It's both the end of one year and the beginning of another, and that means we're inundated with best-of, worst-of and something-of lists from all of our favorite -- like this one -- tech media outlets. I don't like lists.
But lists are useful. I've been guilty of making lists. They're nice ways to organize a year, and they get people talking about why X is No. 1 and Y is way down at the bottom. It brings out our inner fanboy, exposes us to products we wouldn't normally consider and makes for an easy reading experience.
Therefore, I present to you a list... about why I don't like best-of product lists.
Lists Are Reductive
Best-of and worst-of lists require a category in order to be at all interesting. No one's going to read "Best products ever!" Okay, they probably would, but you know what I mean. "Best smartphone over $200." "Best white 11-inch tablet made by companies that start with the letter 'A'" -- you get the drift. The problem is these reductive subjects are simply convenient ways for us journalists to include as many products in a category as possible in order to not offend anyone while at the same time making it clear which ones we think are best.
But once the list is over, you, the reader and subsequent consumer, are left with little more than a shopping list with pithy little explanations as to why a product is only second-best in a particular category. Interesting? Yes. Useful? Arguable.
Lists Are Never Right
While the lists you'll find on sites like Engadget are based on real research and objective review processes, there's no way they can be right. While a particular product may be best for one person it could be the worst for another. The better lists explain this with disclaimers pointing out that the rankings are simply the learned opinions of people who know a thing or two about this stuff, but there's no way they are right for everyone.
Right now you're thinking, "Thanks, Captain Obvious!" But wait -- as technology gets more complex, it also gets more personal, and it's important that we stop and think about the divergent ways different people use it. My smartphone is entirely different than yours, even if they're the same exact product SKU.
Let me drill this in with one last example from Captain Obvious. For me, the best gaming console out there is the PlayStation 3, mainly because I need to play Uncharted 3: Drake's Deception and any game from Team Ico. But if you were into, say, Halo, you'd obviously want the Xbox 360. We're both right. Or wrong.
Lists Create Fanboy Maelstroms
No two people have ever agreed completely on a best-of or worst-of list. This is both good and bad. It's good because it means people will read the list, agree / disagree and share it with their friends to wreak argumentative havoc. And then it's bad because it means people will wreak argumentative havoc.
While lists are compelling and interesting, they're also divisive. Chances are the comments below this very article will be filled with people disagreeing on the order of items here even though I didn't put them in any particular order.
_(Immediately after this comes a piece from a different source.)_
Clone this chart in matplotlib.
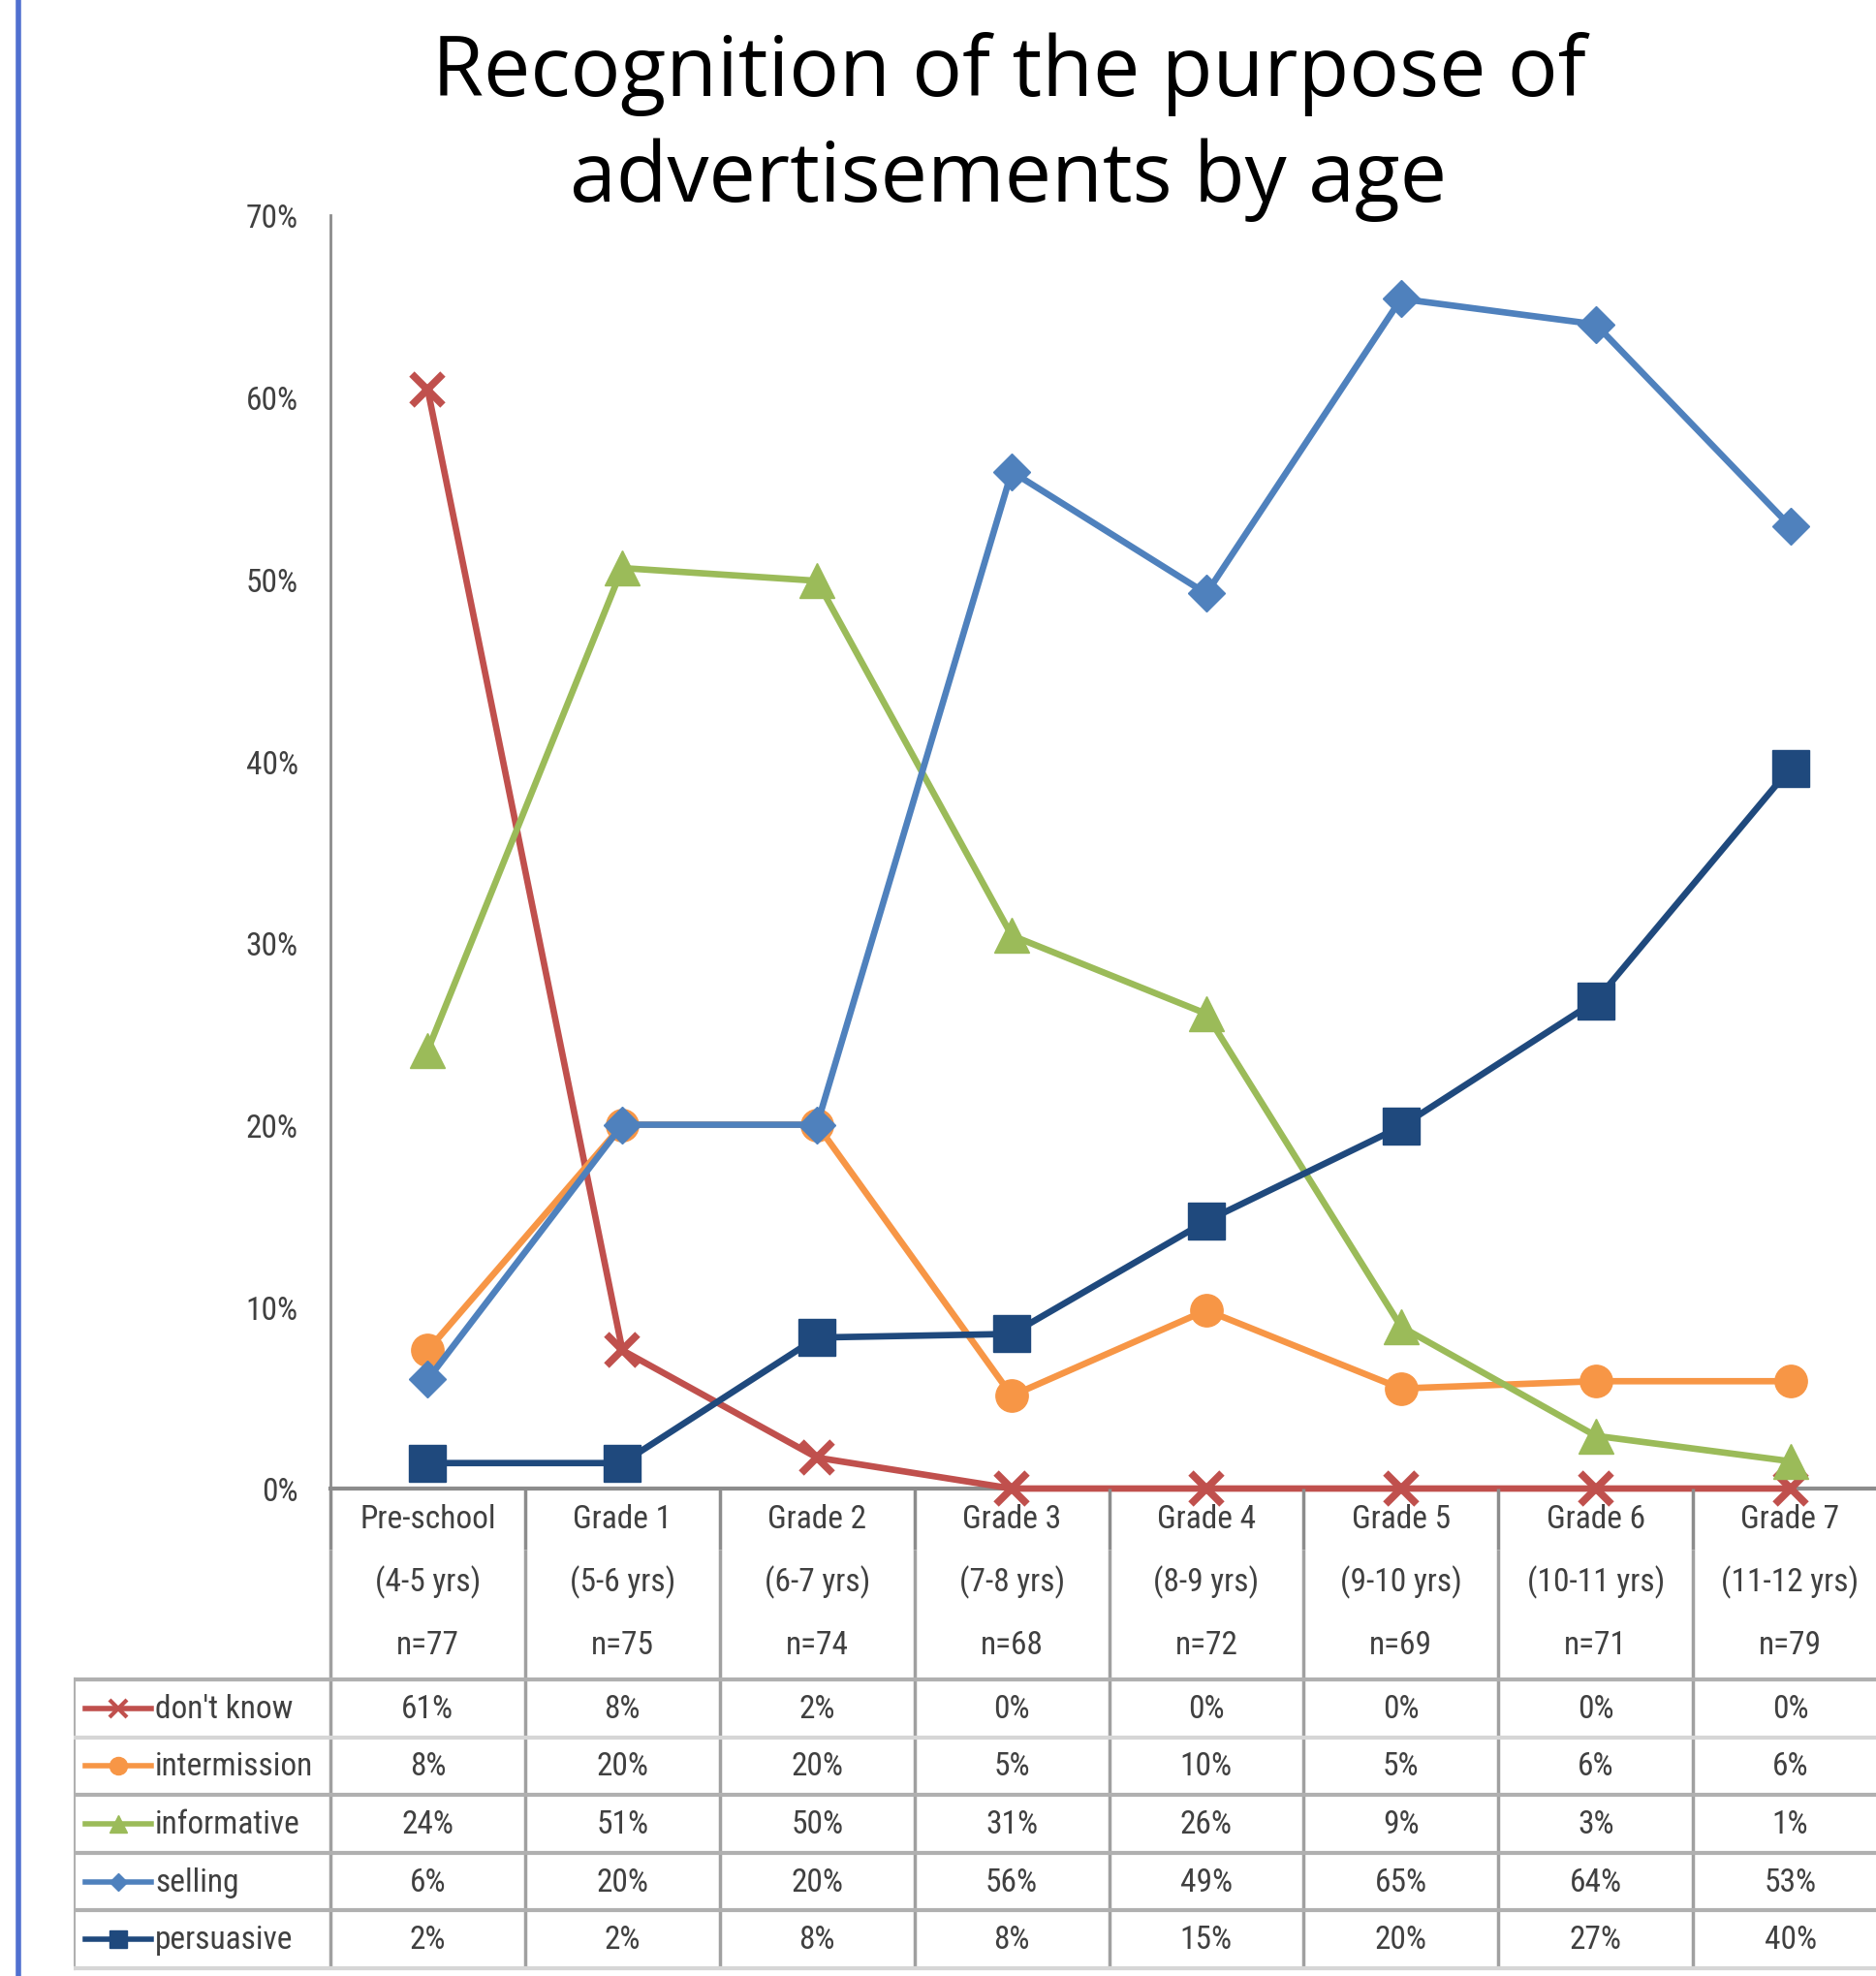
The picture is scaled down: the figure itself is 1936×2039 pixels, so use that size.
import matplotlib
matplotlib.use('Agg')
import matplotlib.pyplot as plt
from matplotlib import font_manager
from matplotlib.lines import Line2D

# data
categories = ['Pre-school', 'Grade 1', 'Grade 2', 'Grade 3', 'Grade 4', 'Grade 5', 'Grade 6', 'Grade 7']
ages = ['(4-5 yrs)', '(5-6 yrs)', '(6-7 yrs)', '(7-8 yrs)', '(8-9 yrs)', '(9-10 yrs)', '(10-11 yrs)', '(11-12 yrs)']
sizes = ['n=77', 'n=75', 'n=74', 'n=68', 'n=72', 'n=69', 'n=71', 'n=79']

series_names = ["don't know", 'intermission', 'informative', 'selling', 'persuasive']
dont_know = [60.4, 7.6, 1.7, 0, 0, 0, 0, 0]
intermission = [7.6, 20.0, 20.0, 5.1, 9.8, 5.5, 5.9, 5.9]
informative = [24.1, 50.6, 49.9, 30.4, 26.1, 8.9, 2.9, 1.5]
selling = [6.0, 20.0, 20.0, 55.9, 49.2, 65.4, 64.0, 52.9]
persuasive = [1.4, 1.4, 8.3, 8.5, 14.7, 19.9, 26.8, 39.6]

dont_know_txt = ['61%', '8%', '2%', '0%', '0%', '0%', '0%', '0%']
intermission_txt = ['8%', '20%', '20%', '5%', '10%', '5%', '6%', '6%']
informative_txt = ['24%', '51%', '50%', '31%', '26%', '9%', '3%', '1%']
selling_txt = ['6%', '20%', '20%', '56%', '49%', '65%', '64%', '53%']
persuasive_txt = ['2%', '2%', '8%', '8%', '15%', '20%', '27%', '40%']

yticks = [0, 10, 20, 30, 40, 50, 60, 70]

# styles
colors = ['#C0504D', '#F79646', '#9BBB59', '#4F81BD', '#1F497D']
markers = ['x', 'o', '^', 'D', 's']
msizes = [23, 24, 26, 19, 27]
mews = [5.5, 1, 1, 1, 1]


def pick_font(names):
    for n in names:
        try:
            font_manager.findfont(n, fallback_to_default=False)
            return n
        except Exception:
            pass
    return 'DejaVu Sans'


narrow = pick_font(['Liberation Sans Narrow', 'Roboto Condensed', 'Roboto'])
title_font = pick_font(['Open Sans', 'Noto Sans'])
plt.rcParams['font.family'] = [narrow, 'DejaVu Sans']

W, H = 1936, 2040
fig = plt.figure(figsize=(W / 100, H / 100), dpi=100)

x0, x1 = 341, 1948          # plot left / right (px)
y70, y0 = 223, 1537         # 70% and 0% (px)
colw = (x1 - x0) / 8
fs = 24
tcol = '#404040'


def px2x(px):
    return -0.5 + (px - x0) / colw


ax = fig.add_axes([x0 / W, 1 - y0 / H, (x1 - x0) / W, (y0 - y70) / H])
ax.set_xlim(-0.5, 7.5)
ax.set_ylim(0, 70)
for s in ['top', 'right']:
    ax.spines[s].set_visible(False)
ax.spines['left'].set_color('#8c8c8c')
ax.spines['left'].set_linewidth(2)
ax.spines['bottom'].set_color('#8c8c8c')
ax.spines['bottom'].set_linewidth(3)
ax.set_xticks([])
ax.set_yticks(yticks)
ax.set_yticklabels([f'{v}%' for v in yticks], fontsize=fs, color=tcol)
ax.tick_params(axis='y', length=0, pad=24)

all_series = [dont_know, intermission, informative, selling, persuasive]
x = list(range(len(categories)))
for vals, c, m, ms, mw in zip(all_series, colors, markers, msizes, mews):
    ax.plot(x, vals, color=c, lw=4.8, marker=m, markersize=ms, markeredgewidth=mw,
            markeredgecolor=c, markerfacecolor=c, clip_on=False, zorder=3)

fig.text(1041 / W, 1 - 76 / H, 'Recognition of the purpose of', ha='center', va='center',
         fontsize=62, color='black', family=title_font)
fig.text(1041 / W, 1 - 186 / H, 'advertisements by age', ha='center', va='center',
         fontsize=62, color='black', family=title_font)

# table below the plot
tab_left = 76
tax = fig.add_axes([tab_left / W, 0, (x1 - tab_left) / W, (H - y0) / H])
tax.set_xlim(px2x(tab_left), 7.5)
tax.set_ylim(H - y0, 0)
tax.axis('off')

head_y = [31, 96, 161]
row_top = 197
row_h = 59.6
nrows = len(series_names)

for i in range(len(categories)):
    tax.text(i, head_y[0], categories[i], ha='center', va='center', fontsize=fs, color=tcol)
    tax.text(i, head_y[1], ages[i], ha='center', va='center', fontsize=fs, color=tcol)
    tax.text(i, head_y[2], sizes[i], ha='center', va='center', fontsize=fs, color=tcol)

for k in range(len(categories) + 1):
    tax.plot([k - 0.5, k - 0.5], [0, 63], color='#8c8c8c', lw=2.5, solid_capstyle='butt')
    tax.plot([k - 0.5, k - 0.5], [63, row_top + nrows * row_h], color='#a0a0a0', lw=2.5,
             solid_capstyle='butt')
tax.plot([px2x(tab_left), px2x(tab_left)], [row_top, row_top + nrows * row_h],
         color='#b0b0b0', lw=3)
for r in range(nrows + 1):
    lc = '#d6d6d6' if r in (1, 5) else '#b0b0b0'
    tax.plot([px2x(tab_left), 7.5], [row_top + r * row_h] * 2, color=lc, lw=3)

table_txt = [dont_know_txt, intermission_txt, informative_txt, selling_txt, persuasive_txt]
for r, (name, txts, c, m) in enumerate(zip(series_names, table_txt, colors, markers)):
    yc = row_top + (r + 0.5) * row_h
    tax.plot([px2x(88), px2x(156)], [yc, yc], color=c, lw=4)
    tax.plot([px2x(122)], [yc], marker=m, color=c, markersize=13 if m != 'D' else 9,
             markeredgewidth=3 if m == 'x' else 1)
    tax.text(px2x(160), yc, name, ha='left', va='center', fontsize=fs, color=tcol)
    for i, t in enumerate(txts):
        tax.text(i, yc, t, ha='center', va='center', fontsize=fs, color=tcol)

# blue bar at the far left
fig.add_artist(Line2D([19 / W, 19 / W], [0, 1], color='#5070D0', lw=4))

fig.savefig('out.png', dpi=100)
Lists Are Always Incomplete
Finally, the reason I dislike lists the most is because they are always incomplete. There's always an item or product that could have -- should have -- been included, but because of the reductive category -- see above -- or because the writer was just being lazy, it just didn't make it in.
On the qualitative side, we're never satisfied with the explanation given by a writer as to why an item is where it's at in the list. We want to ask, "Why is this gadget No. 1 and the other is No. 10? Tell us. Tell us why it's nine spots better." And then when you do, your list will still be incomplete because a completely new product just came out that completely changed the category.
But we'll just include that in the 2013 lists.